Given problem = Start at the first line of the material below and retype each line through the one containing "2364, 2594, 2852];", exactly.

Material =
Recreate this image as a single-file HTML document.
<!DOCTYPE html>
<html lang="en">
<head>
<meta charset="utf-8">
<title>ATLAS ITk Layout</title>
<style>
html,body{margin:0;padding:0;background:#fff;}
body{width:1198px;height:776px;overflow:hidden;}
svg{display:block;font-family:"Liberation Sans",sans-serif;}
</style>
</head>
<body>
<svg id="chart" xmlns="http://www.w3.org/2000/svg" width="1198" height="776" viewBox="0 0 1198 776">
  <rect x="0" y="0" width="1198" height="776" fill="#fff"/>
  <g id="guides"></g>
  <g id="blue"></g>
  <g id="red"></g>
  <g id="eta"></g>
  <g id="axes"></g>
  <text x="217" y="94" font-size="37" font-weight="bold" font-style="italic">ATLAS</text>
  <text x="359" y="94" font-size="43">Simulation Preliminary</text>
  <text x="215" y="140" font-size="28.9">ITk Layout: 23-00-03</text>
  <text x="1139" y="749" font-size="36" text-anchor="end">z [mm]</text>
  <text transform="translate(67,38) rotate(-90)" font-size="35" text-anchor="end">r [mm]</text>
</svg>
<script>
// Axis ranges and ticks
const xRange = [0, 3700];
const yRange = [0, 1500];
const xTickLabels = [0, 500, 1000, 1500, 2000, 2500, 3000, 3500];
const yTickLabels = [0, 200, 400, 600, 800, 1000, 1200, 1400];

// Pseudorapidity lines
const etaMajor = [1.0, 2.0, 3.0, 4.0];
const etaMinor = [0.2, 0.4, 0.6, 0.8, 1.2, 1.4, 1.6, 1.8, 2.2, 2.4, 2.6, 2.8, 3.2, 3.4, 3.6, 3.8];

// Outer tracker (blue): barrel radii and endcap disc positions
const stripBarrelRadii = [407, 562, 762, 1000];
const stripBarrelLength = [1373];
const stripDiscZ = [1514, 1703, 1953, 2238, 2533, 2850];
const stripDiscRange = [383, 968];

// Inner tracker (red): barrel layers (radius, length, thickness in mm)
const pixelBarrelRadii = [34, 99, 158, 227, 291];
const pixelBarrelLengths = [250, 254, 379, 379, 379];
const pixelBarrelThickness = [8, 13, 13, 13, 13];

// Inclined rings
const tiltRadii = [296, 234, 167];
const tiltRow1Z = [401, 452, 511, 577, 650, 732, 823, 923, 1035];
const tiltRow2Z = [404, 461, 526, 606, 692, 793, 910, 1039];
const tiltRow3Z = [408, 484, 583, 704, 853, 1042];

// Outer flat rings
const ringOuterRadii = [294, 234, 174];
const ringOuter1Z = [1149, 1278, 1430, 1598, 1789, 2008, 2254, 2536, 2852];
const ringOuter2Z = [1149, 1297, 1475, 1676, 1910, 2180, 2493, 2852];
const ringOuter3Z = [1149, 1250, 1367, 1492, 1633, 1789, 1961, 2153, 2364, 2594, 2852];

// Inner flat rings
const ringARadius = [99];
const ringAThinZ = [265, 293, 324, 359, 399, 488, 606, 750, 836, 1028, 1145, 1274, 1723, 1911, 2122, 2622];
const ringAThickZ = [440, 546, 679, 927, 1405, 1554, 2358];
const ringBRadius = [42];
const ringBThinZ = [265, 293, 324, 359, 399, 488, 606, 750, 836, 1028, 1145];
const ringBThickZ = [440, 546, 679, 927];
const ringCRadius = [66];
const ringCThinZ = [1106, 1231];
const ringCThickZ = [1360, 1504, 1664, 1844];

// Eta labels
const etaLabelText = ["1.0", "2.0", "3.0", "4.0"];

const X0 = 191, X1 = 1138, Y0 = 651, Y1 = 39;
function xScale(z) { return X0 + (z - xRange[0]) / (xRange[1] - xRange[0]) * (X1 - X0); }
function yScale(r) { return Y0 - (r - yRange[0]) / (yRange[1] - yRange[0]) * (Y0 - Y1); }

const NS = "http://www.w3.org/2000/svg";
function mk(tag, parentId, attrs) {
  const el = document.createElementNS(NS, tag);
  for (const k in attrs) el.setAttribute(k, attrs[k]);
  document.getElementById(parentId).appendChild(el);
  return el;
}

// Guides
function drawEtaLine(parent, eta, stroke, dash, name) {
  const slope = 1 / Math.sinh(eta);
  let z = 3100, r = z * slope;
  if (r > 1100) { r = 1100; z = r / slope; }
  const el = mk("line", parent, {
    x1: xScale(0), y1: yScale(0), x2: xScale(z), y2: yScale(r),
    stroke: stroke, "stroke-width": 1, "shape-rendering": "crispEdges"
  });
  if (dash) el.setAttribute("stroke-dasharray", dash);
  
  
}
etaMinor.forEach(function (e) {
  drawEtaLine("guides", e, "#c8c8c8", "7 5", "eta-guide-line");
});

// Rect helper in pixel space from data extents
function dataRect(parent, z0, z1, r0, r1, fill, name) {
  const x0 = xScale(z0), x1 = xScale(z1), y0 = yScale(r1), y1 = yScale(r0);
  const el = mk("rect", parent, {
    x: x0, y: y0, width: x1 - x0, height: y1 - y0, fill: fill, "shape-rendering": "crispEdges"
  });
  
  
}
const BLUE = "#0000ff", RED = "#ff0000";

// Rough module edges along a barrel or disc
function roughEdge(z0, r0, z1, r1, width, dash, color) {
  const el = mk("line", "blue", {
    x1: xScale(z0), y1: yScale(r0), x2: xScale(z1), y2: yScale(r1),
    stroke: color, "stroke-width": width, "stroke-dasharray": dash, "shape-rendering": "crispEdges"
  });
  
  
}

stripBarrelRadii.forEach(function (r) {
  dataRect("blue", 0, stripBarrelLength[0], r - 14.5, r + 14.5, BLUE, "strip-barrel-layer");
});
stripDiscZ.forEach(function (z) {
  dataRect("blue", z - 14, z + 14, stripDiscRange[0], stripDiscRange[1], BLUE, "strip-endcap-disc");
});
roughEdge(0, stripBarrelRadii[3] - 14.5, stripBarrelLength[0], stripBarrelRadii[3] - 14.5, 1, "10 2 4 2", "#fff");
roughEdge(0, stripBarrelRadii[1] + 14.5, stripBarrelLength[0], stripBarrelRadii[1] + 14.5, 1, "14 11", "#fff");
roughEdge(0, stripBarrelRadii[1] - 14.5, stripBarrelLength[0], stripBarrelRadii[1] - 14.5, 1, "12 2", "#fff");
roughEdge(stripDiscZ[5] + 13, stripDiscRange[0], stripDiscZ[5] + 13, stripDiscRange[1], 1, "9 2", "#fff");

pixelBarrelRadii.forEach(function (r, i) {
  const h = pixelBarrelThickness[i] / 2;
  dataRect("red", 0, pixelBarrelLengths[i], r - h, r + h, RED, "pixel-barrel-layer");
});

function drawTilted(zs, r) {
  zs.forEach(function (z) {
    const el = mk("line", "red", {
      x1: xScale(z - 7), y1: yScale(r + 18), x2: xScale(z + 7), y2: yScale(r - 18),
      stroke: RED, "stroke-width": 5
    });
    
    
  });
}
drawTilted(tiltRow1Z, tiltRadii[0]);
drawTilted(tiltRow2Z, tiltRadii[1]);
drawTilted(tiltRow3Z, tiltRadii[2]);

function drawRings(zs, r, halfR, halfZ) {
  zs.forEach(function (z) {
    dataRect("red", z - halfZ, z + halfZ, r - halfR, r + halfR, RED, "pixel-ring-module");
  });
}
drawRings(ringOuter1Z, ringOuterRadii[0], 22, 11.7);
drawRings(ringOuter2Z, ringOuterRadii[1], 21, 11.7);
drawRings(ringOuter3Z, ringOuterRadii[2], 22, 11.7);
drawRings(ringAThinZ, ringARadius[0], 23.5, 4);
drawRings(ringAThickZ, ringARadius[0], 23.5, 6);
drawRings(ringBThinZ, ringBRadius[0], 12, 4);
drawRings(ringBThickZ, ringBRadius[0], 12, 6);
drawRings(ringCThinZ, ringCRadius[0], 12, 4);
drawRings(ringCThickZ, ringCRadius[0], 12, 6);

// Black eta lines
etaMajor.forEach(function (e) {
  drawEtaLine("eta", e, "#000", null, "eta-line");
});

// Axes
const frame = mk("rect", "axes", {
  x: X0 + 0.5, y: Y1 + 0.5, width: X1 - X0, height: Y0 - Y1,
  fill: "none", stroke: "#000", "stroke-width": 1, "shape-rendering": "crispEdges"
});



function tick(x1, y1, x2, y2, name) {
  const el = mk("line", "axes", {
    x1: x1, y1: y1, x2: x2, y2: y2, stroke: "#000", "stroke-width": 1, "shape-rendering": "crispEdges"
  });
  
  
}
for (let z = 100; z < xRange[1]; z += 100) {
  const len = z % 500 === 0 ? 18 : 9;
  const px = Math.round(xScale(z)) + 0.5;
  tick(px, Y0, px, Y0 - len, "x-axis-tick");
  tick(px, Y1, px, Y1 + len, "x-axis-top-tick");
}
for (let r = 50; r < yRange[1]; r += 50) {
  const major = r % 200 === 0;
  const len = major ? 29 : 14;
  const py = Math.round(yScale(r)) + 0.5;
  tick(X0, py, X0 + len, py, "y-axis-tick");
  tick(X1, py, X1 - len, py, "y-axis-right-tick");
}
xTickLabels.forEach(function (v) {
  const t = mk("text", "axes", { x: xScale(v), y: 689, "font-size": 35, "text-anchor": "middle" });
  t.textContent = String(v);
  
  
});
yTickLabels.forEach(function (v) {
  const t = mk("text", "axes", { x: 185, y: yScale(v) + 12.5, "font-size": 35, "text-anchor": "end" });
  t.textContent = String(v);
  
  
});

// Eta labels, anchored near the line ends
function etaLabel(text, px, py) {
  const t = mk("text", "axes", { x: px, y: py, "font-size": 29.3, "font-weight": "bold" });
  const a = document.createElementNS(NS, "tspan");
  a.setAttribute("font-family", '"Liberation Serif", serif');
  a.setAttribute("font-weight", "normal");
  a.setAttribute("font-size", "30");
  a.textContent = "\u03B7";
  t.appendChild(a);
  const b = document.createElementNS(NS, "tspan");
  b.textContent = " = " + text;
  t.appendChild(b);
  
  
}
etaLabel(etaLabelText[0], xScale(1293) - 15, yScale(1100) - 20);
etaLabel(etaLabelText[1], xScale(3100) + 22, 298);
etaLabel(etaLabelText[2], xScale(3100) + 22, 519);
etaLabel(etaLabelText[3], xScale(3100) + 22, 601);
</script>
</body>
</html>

Correct result =
Recreate this image as a single-file HTML document.
<!DOCTYPE html>
<html lang="en">
<head>
<meta charset="utf-8">
<title>ATLAS ITk Layout</title>
<style>
html,body{margin:0;padding:0;background:#fff;}
body{width:1198px;height:776px;overflow:hidden;}
svg{display:block;font-family:"Liberation Sans",sans-serif;}
</style>
</head>
<body>
<svg id="chart" xmlns="http://www.w3.org/2000/svg" width="1198" height="776" viewBox="0 0 1198 776">
  <rect x="0" y="0" width="1198" height="776" fill="#fff"/>
  <g id="guides"></g>
  <g id="blue"></g>
  <g id="red"></g>
  <g id="eta"></g>
  <g id="axes"></g>
  <text x="217" y="94" font-size="37" font-weight="bold" font-style="italic">ATLAS</text>
  <text x="359" y="94" font-size="43">Simulation Preliminary</text>
  <text x="215" y="140" font-size="28.9">ITk Layout: 23-00-03</text>
  <text x="1139" y="749" font-size="36" text-anchor="end">z [mm]</text>
  <text transform="translate(67,38) rotate(-90)" font-size="35" text-anchor="end">r [mm]</text>
</svg>
<script>
// Axis ranges and ticks
const xRange = [0, 3700];
const yRange = [0, 1500];
const xTickLabels = [0, 500, 1000, 1500, 2000, 2500, 3000, 3500];
const yTickLabels = [0, 200, 400, 600, 800, 1000, 1200, 1400];

// Pseudorapidity lines
const etaMajor = [1.0, 2.0, 3.0, 4.0];
const etaMinor = [0.2, 0.4, 0.6, 0.8, 1.2, 1.4, 1.6, 1.8, 2.2, 2.4, 2.6, 2.8, 3.2, 3.4, 3.6, 3.8];

// Outer tracker (blue): barrel radii and endcap disc positions
const stripBarrelRadii = [407, 562, 762, 1000];
const stripBarrelLength = [1373];
const stripDiscZ = [1514, 1703, 1953, 2238, 2533, 2850];
const stripDiscRange = [383, 968];

// Inner tracker (red): barrel layers (radius, length, thickness in mm)
const pixelBarrelRadii = [34, 99, 158, 227, 291];
const pixelBarrelLengths = [250, 254, 379, 379, 379];
const pixelBarrelThickness = [8, 13, 13, 13, 13];

// Inclined rings
const tiltRadii = [296, 234, 167];
const tiltRow1Z = [401, 452, 511, 577, 650, 732, 823, 923, 1035];
const tiltRow2Z = [404, 461, 526, 606, 692, 793, 910, 1039];
const tiltRow3Z = [408, 484, 583, 704, 853, 1042];

// Outer flat rings
const ringOuterRadii = [294, 234, 174];
const ringOuter1Z = [1149, 1278, 1430, 1598, 1789, 2008, 2254, 2536, 2852];
const ringOuter2Z = [1149, 1297, 1475, 1676, 1910, 2180, 2493, 2852];
const ringOuter3Z = [1149, 1250, 1367, 1492, 1633, 1789, 1961, 2153, 2364, 2594, 2852];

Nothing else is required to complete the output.